▸ **WRITTEN EXERCISE**:
Copy from the first line below down to and including the line with "from matplotlib.patches import Patch". Skip the pictures.

═════ MATERIAL ═════

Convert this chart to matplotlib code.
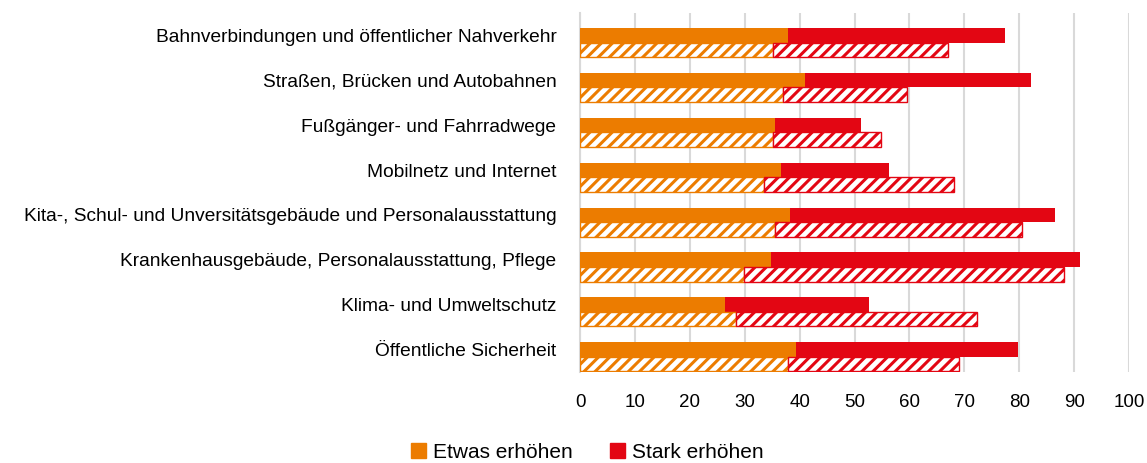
import numpy as np
import matplotlib.pyplot as plt
from matplotlib.patches import Patch

# categories top to bottom
categories = [
    "Bahnverbindungen und öffentlicher Nahverkehr",
    "Straßen, Brücken und Autobahnen",
    "Fußgänger- und Fahrradwege",
    "Mobilnetz und Internet",
    "Kita-, Schul- und Unversitätsgebäude und Personalausstattung",
    "Krankenhausgebäude, Personalausstattung, Pflege",
    "Klima- und Umweltschutz",
    "Öffentliche Sicherheit",
]

# solid bars (upper bar of each pair)
etwas_solid = [37.8, 40.9, 35.6, 36.6, 38.2, 34.7, 26.4, 39.4]
stark_solid = [39.7, 41.2, 15.5, 19.7, 48.4, 56.4, 26.2, 40.4]

# hatched bars (lower bar of each pair)
etwas_hatch = [35.2, 36.9, 35.2, 33.5, 35.6, 29.8, 28.5, 37.8]
stark_hatch = [31.9, 22.6, 19.6, 34.6, 45.0, 58.4, 43.9, 31.2]

xticks = [0, 10, 20, 30, 40, 50, 60, 70, 80, 90, 100]

orange = '#ec7c00'
red = '#e30613'

plt.rcParams['font.family'] = ['Liberation Sans', 'DejaVu Sans']
plt.rcParams['hatch.linewidth'] = 2.2

fig = plt.figure(figsize=(11.47, 4.63), dpi=100)
ax = fig.add_axes([580 / 1147, 1 - 372 / 463, 549 / 1147, 359 / 463])

y = np.arange(len(categories))
h = 0.325
off = 0.16

# solid pair
ax.barh(y + off - h / 2, etwas_solid, height=h, color=orange, zorder=3)
ax.barh(y + off - h / 2, stark_solid, left=etwas_solid, height=h, color=red, zorder=3)

# hatched pair
ax.barh(y + off + h / 2, etwas_hatch, height=h, color='white', edgecolor=orange,
        hatch='///', linewidth=1, zorder=3)
ax.barh(y + off + h / 2, stark_hatch, left=etwas_hatch, height=h, color='white',
        edgecolor=red, hatch='///', linewidth=1, zorder=3)

ax.set_xlim(0, 100)
ax.set_ylim(7.5, -0.5)
ax.set_xticks(xticks)
ax.set_yticks(y)
ax.set_yticklabels(categories, fontsize=13.8)
ax.tick_params(axis='x', labelsize=13.5, length=0, pad=16)
ax.tick_params(axis='y', length=0, pad=17)

ax.grid(axis='x', color='#d9d9d9', linewidth=1.5, zorder=0)
for s in ['top', 'right', 'bottom']:
    ax.spines[s].set_visible(False)
ax.spines['left'].set_color('#d9d9d9')
ax.spines['left'].set_linewidth(1.5)

handles = [Patch(color=orange, label='Etwas erhöhen'),
           Patch(color=red, label='Stark erhöhen')]
fig.legend(handles=handles, loc='center', bbox_to_anchor=(587 / 1147, 1 - 452 / 463),
           ncol=2, frameon=False, fontsize=15, handlelength=0.75, handleheight=0.75,
           handletextpad=0.3, columnspacing=1.8)

fig.savefig('out.png', dpi=100)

═════

▸ **THE REPLY**:
Convert this chart to matplotlib code.
import numpy as np
import matplotlib.pyplot as plt
from matplotlib.patches import Patch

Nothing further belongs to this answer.